Algo que merece destacarse es que este nivel de riesgo refleja un continuo en el tiempo y modela parte del paisaje económico. Se refleja en la ilegalidad rampante (eso que los peruanos, en modo cándido o cómplice, llamamos “informalidad”). Se refleja en la corrupción burocrática (dado que cumplir o incumplir la ley es algo arbitrario o discrecional). Y se refleja en el gradual estancamiento de la economía, dado que la inversión privada, la innovación empresarial y hasta la introducción de políticas económicas lúcidas se refrenan por la falta de predictibilidad institucional, en forma retroalimentada con la corrupción burocrática, la informalidad y el bajo nivel analítico de nuestra llamada clase política. Esto, desde la presidencia de la República hasta las discusiones públicas o mediáticas.

¿Y por qué razones la gente vuelve a enfocar el término riesgo-país? Simplemente porque su toxicidad económica nos va pasando la factura con mayor dureza cada día. Por más que abunden los titulares periodísticos y discursos burocráticos que nos machacan que todo está maravillosamente, lo cierto es que —si analizamos indicadores tendenciales— descubrimos cada mes que crecemos mucho menos (de ritmos anualizados del 8% al 3%), empleamos mucho menos (con ritmos de creación de puestos de trabajo ya negativos), invertimos mucho menos (con tasas de crecimiento anual de formación de capital en dólares constantes de -3%, 0%, -6% y -4%, en el lapso 2014-2017) y hasta consumimos menos.
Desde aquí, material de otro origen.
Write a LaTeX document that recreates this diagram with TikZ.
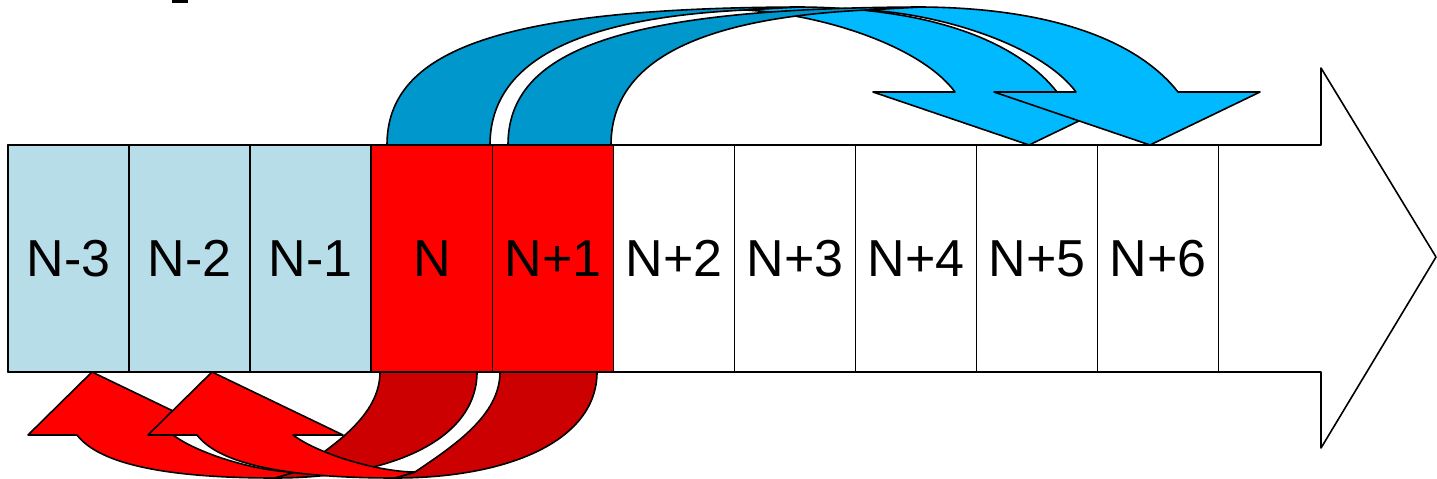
\documentclass[tikz,border=0pt]{standalone}
\usepackage{fontspec}
\setmainfont{Liberation Sans}
\definecolor{cellblue}{HTML}{B7DEE8}
\definecolor{bluefront}{HTML}{00B9FF}
\definecolor{blueback}{HTML}{0097CC}
\definecolor{redfront}{HTML}{FF0000}
\definecolor{redback}{HTML}{CC0000}
\begin{document}
\begin{tikzpicture}[x=1pt,y=-1pt,
  outl/.style={draw=black,line width=1.6pt,line join=round},
  cell/.style={outl,minimum width=121pt,minimum height=227pt,inner sep=0pt,
    font=\fontsize{52}{58}\selectfont,text=black},
  oldcell/.style={cell,fill=cellblue},
  curcell/.style={cell,fill=redfront},
  newcell/.style={cell,fill=white}]
\useasboundingbox (0,0) rectangle (1437,479);
% stray mark at the top
\fill[black] (172,0) rectangle (188,2.5);
% big timeline arrow
\draw[outl,fill=white] (8,145) -- (1321,145) -- (1321,68) -- (1436,257)
  -- (1321,448) -- (1321,372) -- (8,372) -- cycle;
% cells
\node[oldcell] (c1) at (68.5,258.5) {N-3};
\node[oldcell] (c2) at (189.5,258.5) {N-2};
\node[oldcell] (c3) at (310.5,258.5) {N-1};
\node[curcell] (c4) at (432,258.5) {N};
\node[curcell] (c5) at (553,258.5) {N+1};
\node[newcell] (c6) at (674,258.5) {N+2};
\node[newcell] (c7) at (795,258.5) {N+3};
\node[newcell] (c8) at (916,258.5) {N+4};
\node[newcell] (c9) at (1037,258.5) {N+5};
\node[newcell] (c10) at (1158,258.5) {N+6};
% blue curved arrows (forward)
\foreach \dx in {0,121}{
\begin{scope}[xshift=\dx pt]
\draw[outl,fill=blueback] (387,145) .. controls (387,50) and (500,8) .. (800,7)
  -- (745,10) .. controls (580,18) and (490,60) .. (490,145) -- cycle;
\draw[outl,fill=bluefront] (745,10) .. controls (820,14) and (920,45) .. (955,92)
  -- (873,92) -- (1029,145) -- (1139,92) -- (1057,92)
  .. controls (1020,45) and (940,8) .. (800,7) -- cycle;
\end{scope}}
% red curved arrows (backward)
\foreach \dx in {0,120}{
\begin{scope}[xshift=\dx pt]
\draw[outl,fill=redback] (477,372) .. controls (477,440) and (390,478) .. (275,478)
  -- (295,472) .. controls (335,445) and (380,415) .. (380,372) -- cycle;
\draw[outl,fill=redfront] (295,472) .. controls (260,472) and (200,455) .. (173,435)
  -- (223,435) -- (92,372) -- (28,435) -- (77,435)
  .. controls (100,465) and (170,478) .. (275,478) -- cycle;
\end{scope}}
\end{tikzpicture}
\end{document}
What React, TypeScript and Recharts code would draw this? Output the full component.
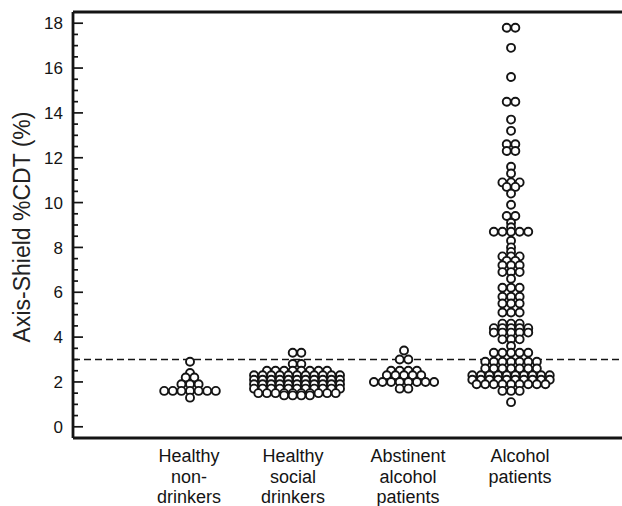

El riesgo-país peruano hoy acumula los efectos contractivos de los retrocesos humalistas en materia económica, la escandalosa caída de PPK, los sucesivos escándalos de corrupción burocrática y el cambio de rumbo hacia la izquierda de estos meses con Martín Vizcarra. Por eso ya es tóxico, y urge reaccionar.

El ambiente económico local (carente de reformas y repleto de nuevas medidas de intervencionismo estatal discrecional y demagógico) no ayuda. El optimismo puede ser algo muy deseable, cuando es fundado. Cuando no lo es, solo genera frustración. La búsqueda desesperada de popularidad desde el Ejecutivo, combinada con la desesperación demagógica del Legislativo, no solo retroalimentan el riesgo político per se; también alimentan riesgos de abierto retroceso económico vía medidas tan torpes como ampliar la burocracia congresal y no congresal, subsidiar agrupaciones políticas, e incrementar continuamente las regulaciones e impuestos. Todo esto, como llovido sobre mojado. Con niveles de riesgo-país cada vez más nocivos, cuyos efectos negativos descubriremos implacablemente pocos años después.

Aquí no hay caminito mágico e instantáneo. El camino de vuelta pasa por entender la toxicidad de lo andado. Y luego detener los ruidos, con recuperación de la predictibilidad institucional y estricto cumplimiento de la ley. Me refiero a cientos de miles de presos. Luego reformas de mercado y desmantelamiento de prácticas mercantilistas-socialistas. ¿No luce fácil? Pues sí. El progreso no es seguro ni inevitable.